Жизнь в Канаде пришлось начинать с чистого листа. Слава брался за все: работал в пиццерии, в пекарне, за три доллара в час чистил днища кораблей в порту.

До богатства и благополучия было далековато. Но Слава уехал не для того, чтобы стать богатым человеком. Для него главное было стать свободным человеком в свободной от  лагерной идеологии стране. Поэтому его не настигла сильнейшая депрессия, как многих, кому удавалось бежать из СССР. Когда Слава прыгнул в океан – это был не просто побег. Прежде всего, он хотел проверить себя: может ли он совершить то, чего еще никто не совершал.
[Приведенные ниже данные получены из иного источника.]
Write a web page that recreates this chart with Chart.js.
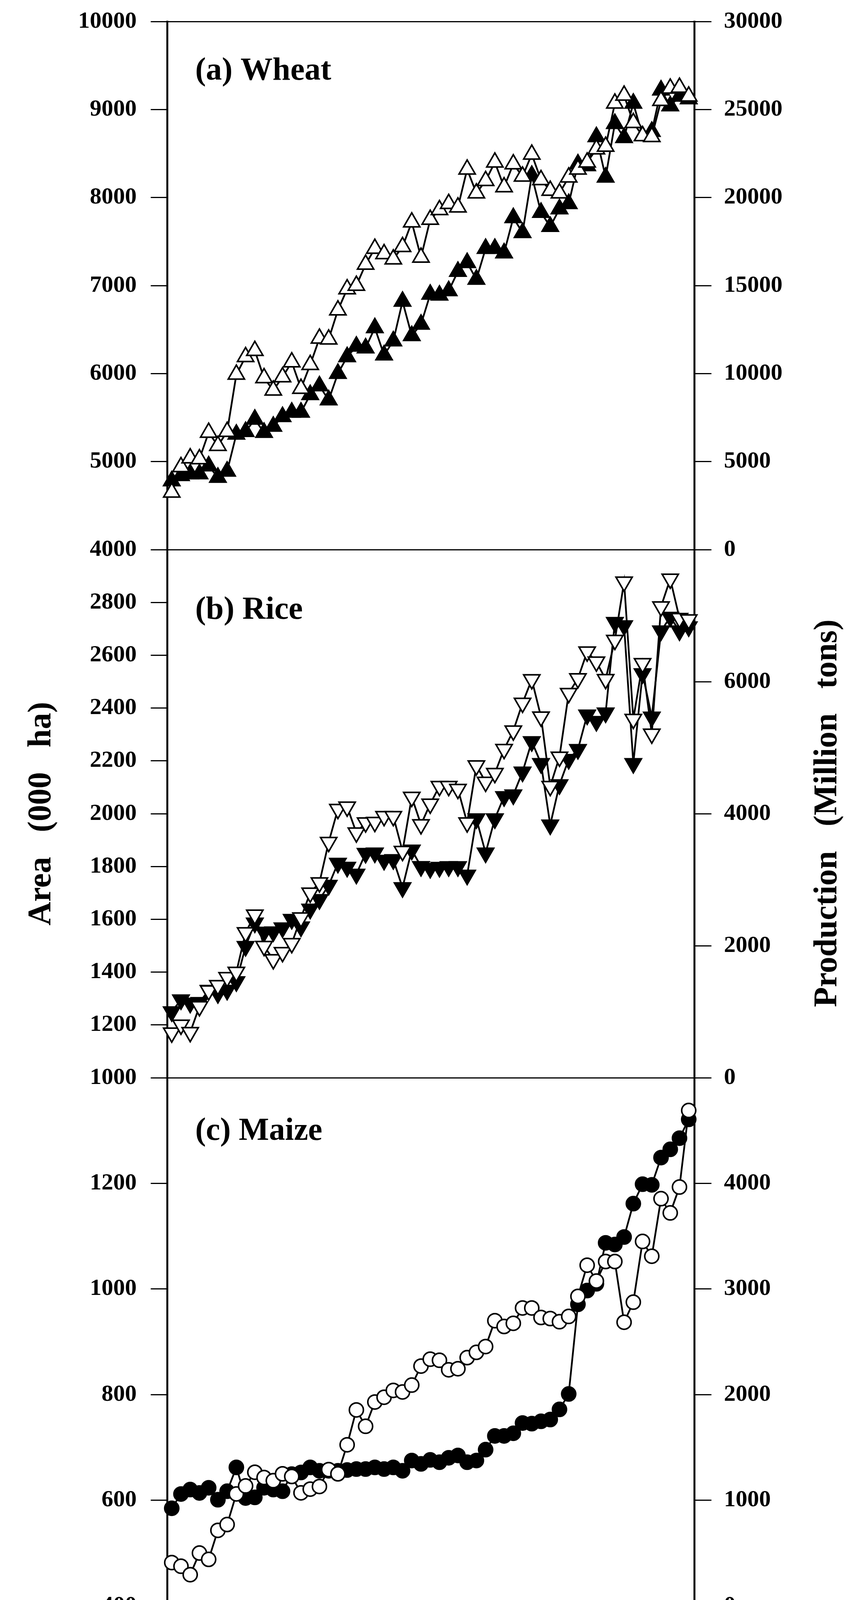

Вскоре Курилову удалось найти работу по специальности. Он устроился в частную компанию, занимавшуюся продажей оборудования для подводных погружений по всей Америке.
Последнее погружение и посмертная жизнь

В 1985 году ВВС решает снять фильм про беглеца из СССР. Курилова приглашают на съемки в Израиль. Проект в итоге не состоялся, но все равно перевернул жизнь главного героя: в Тель-Авиве он познакомился с журналисткой Еленой Генделевой. Ровно через год они встретились снова, а еще через год обвенчались в Гефсиманской церкви в Вифании. Курилов переехал жить в Израиль и устроился в институт океанографии в Хайфе. 

В январе 1998 года Курилов участвовал в водолазных работах на Кинерете, более известном в России как Тивериадское озеро. Освобождая от рыболовных сетей аппаратуру, установленную на дне, он запутался в сетях и выработал весь воздух. Но на этот раз ему удалось спастись.

Погружение 29 января стало для Курилова последним. На этот раз на поверхность он уже не поднялся. Елена похоронила тело мужа на маленьком кладбище тамплиеров в Иерусалиме.